Bernard Haitink se retira del escenario ayudado por su mujer, Patricia, tras dirigir el último concierto de su carrera.Peter Fischli/Festival de Lucerna

Fue en la ciudad suiza donde, hace dos años, decidió poner fin a su carrera y donde se presentó un libro de conversaciones con el director holandés firmado por Peter Hagmann y Erich Singer. Haitink asistió a gran parte del acto mezclado anónimamente con el resto del público y fielmente cuidado y protegido por la que fue estos últimos años, al cuarto intento, su compañera definitiva de vida, Patricia Bloomfield, una antigua violista de la Orquesta de la Royal Opera House. Fue a ella a quien me dirigí hace un par de años para solicitarle un pequeño texto de su marido sobre Beethoven, destinado a formar parte del catálogo de la magna exposición sobre el compositor alemán que se inauguró en diciembre de 2019 en la Bundeskunsthalle de Bonn. No está de más recordar ahora su contenido, que pocos conocerán: “Beethoven es, para mí, el portador del Gran Consuelo. Cuando dirijo o escucho las sinfonías, me resultan, por supuesto, tonificantes, la expresión del poder del espíritu humano. A excepción de la Sexta, quizá la que más amo, que es la más grande evocación de lo que siente el hombre en el seno de la naturaleza. Pero, para mi propio consuelo, escucho las sonatas para piano y la música de cámara, especialmente los cuartetos y sonatas de última época, porque siento como si Beethoven estuviera observando directamente el interior de mi alma. Y entonces ya no me siento tan solo”.

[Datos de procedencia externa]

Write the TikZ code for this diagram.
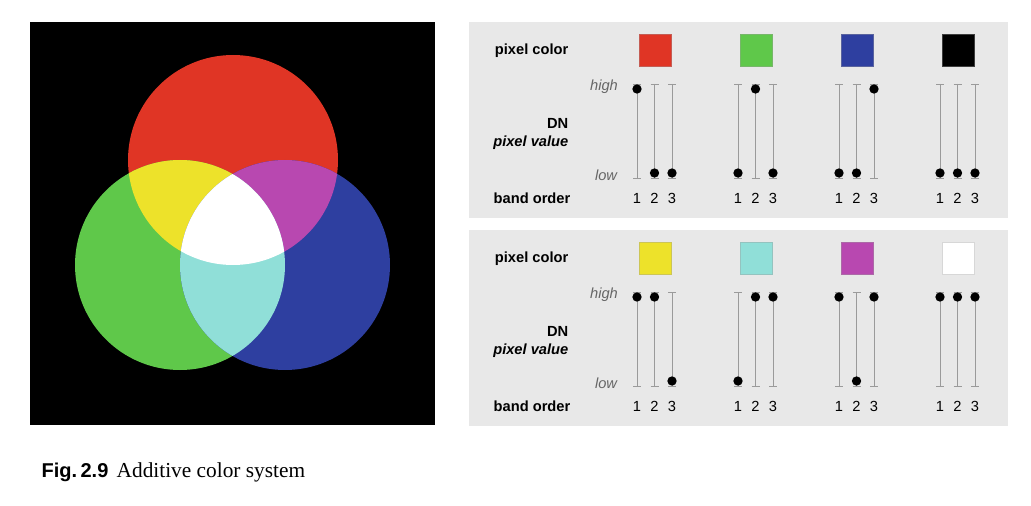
\documentclass[tikz,border=0pt]{standalone}
\usepackage{fontspec}
\setmainfont{Liberation Serif}
\setsansfont{Liberation Sans}
\usetikzlibrary{calc}
\definecolor{cRed}{HTML}{E03525}
\definecolor{cGreen}{HTML}{5FC84A}
\definecolor{cBlue}{HTML}{2E3FA0}
\definecolor{cYellow}{HTML}{EDE22A}
\definecolor{cCyan}{HTML}{90DFD8}
\definecolor{cMagenta}{HTML}{B848B0}
\definecolor{panelgray}{HTML}{E8E8E8}
\definecolor{linegray}{HTML}{9A9A9A}

\begin{document}
\begin{tikzpicture}
	[
	 x = 0.75pt,
	 y = -0.75pt,
	 lbl/.style  = {font=\sffamily\bfseries\fontsize{11}{12}\selectfont, anchor=east},
	 lvl/.style  = {font=\sffamily\itshape\fontsize{11}{12}\selectfont, text=gray!80!black},
	 num/.style  = {font=\sffamily\fontsize{11}{12}\selectfont},
	 swatch/.style = {minimum size=24pt, inner sep=0pt},
	 bar/.style  = {draw=linegray, line width=0.6pt},
	 dot/.style  = {fill=black, circle, inner sep=0pt, minimum size=7pt}
	]
	\useasboundingbox (0,0) rectangle (1031,506);

	% additive circles
	\fill[black] (30,22) rectangle (435,425);
	\def\CR{(233,160) circle (105)}
	\def\CG{(180,265) circle (105)}
	\def\CB{(285,265) circle (105)}
	\fill[cRed] \CR;
	\fill[cGreen] \CG;
	\fill[cBlue] \CB;
	\begin{scope} \clip \CR; \fill[cYellow] \CG; \end{scope}
	\begin{scope} \clip \CR; \fill[cMagenta] \CB; \end{scope}
	\begin{scope} \clip \CG; \fill[cCyan] \CB; \end{scope}
	\begin{scope} \clip \CR; \clip \CG; \fill[white] \CB; \end{scope}

	% panels: y offset, then colour/H-L list per group
	\foreach \p/\dy/\groups in {top/0/{cRed/1/0/0,cGreen/0/1/0,cBlue/0/0/1,black/0/0/0},
	                            bot/208/{cYellow/1/1/0,cCyan/0/1/1,cMagenta/1/0/1,white/1/1/1}}{
		\fill[panelgray] (469,22+\dy) rectangle (1008,218+\dy);
		\node[lbl] (pc-\p) at (573,51+\dy) {pixel color};
		\node[lbl] (dn-\p) at (573,123+\dy) {DN};
		\node[lbl, font=\sffamily\bfseries\itshape\fontsize{11}{12}\selectfont] (pv-\p) at (573,143+\dy) {pixel value};
		\node[lbl] (bo-\p) at (575,198+\dy) {band order};
		\node[lvl] (hi-\p) at (604,87+\dy) {high};
		\node[lvl] (lo-\p) at (606,175+\dy) {low};
		\foreach \c/\a/\b/\d [count=\g from 0] in \groups{
			\pgfmathsetmacro{\gx}{637+101*\g}
			\node[swatch, fill=\c, draw=linegray!40!\c, line width=0.4pt] (sw-\p-\g) at (\gx+18,50+\dy) {};
			\foreach \s [count=\k from 0] in {\a,\b,\d}{
				\pgfmathsetmacro{\bx}{\gx+17.5*\k}
				\draw[bar] (\bx-4,84+\dy) -- (\bx+4,84+\dy) (\bx,84+\dy) -- (\bx,178+\dy) (\bx-4,178+\dy) -- (\bx+4,178+\dy);
				\ifnum\s=1 \node[dot] (d-\p-\g-\k) at (\bx,89+\dy) {};
				\else \node[dot] (d-\p-\g-\k) at (\bx,173+\dy) {}; \fi
				\node[num] (n-\p-\g-\k) at (\bx,198+\dy) {\the\numexpr\k+1\relax};
			}
		}
	}

	% caption
	\node[anchor=west, font=\sffamily\bfseries\fontsize{15}{17}\selectfont] (fig) at (37,472) {Fig.\,2.9};
	\node[anchor=west, font=\fontsize{16}{18}\selectfont] (cap) at (112,472) {Additive color system};
\end{tikzpicture}
\end{document}
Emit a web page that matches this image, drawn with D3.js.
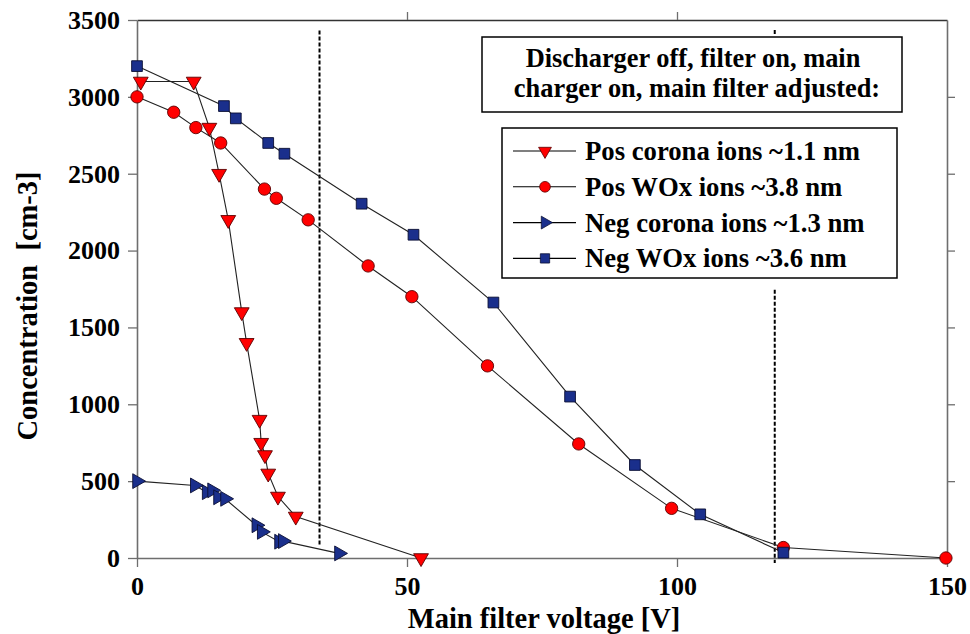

En el mensaje en que me adjuntaba este texto, Patricia escribió: “Muy bien, aquí lo tiene. Breve, pero es su voz”. La misma que acaba de apagarse definitivamente en su domicilio londinense de Holland Park. Bernard Haitink, el Holandés Errante de la dirección de orquesta, se ha ido discretamente, sin hacer ruido, como hizo siempre en vida.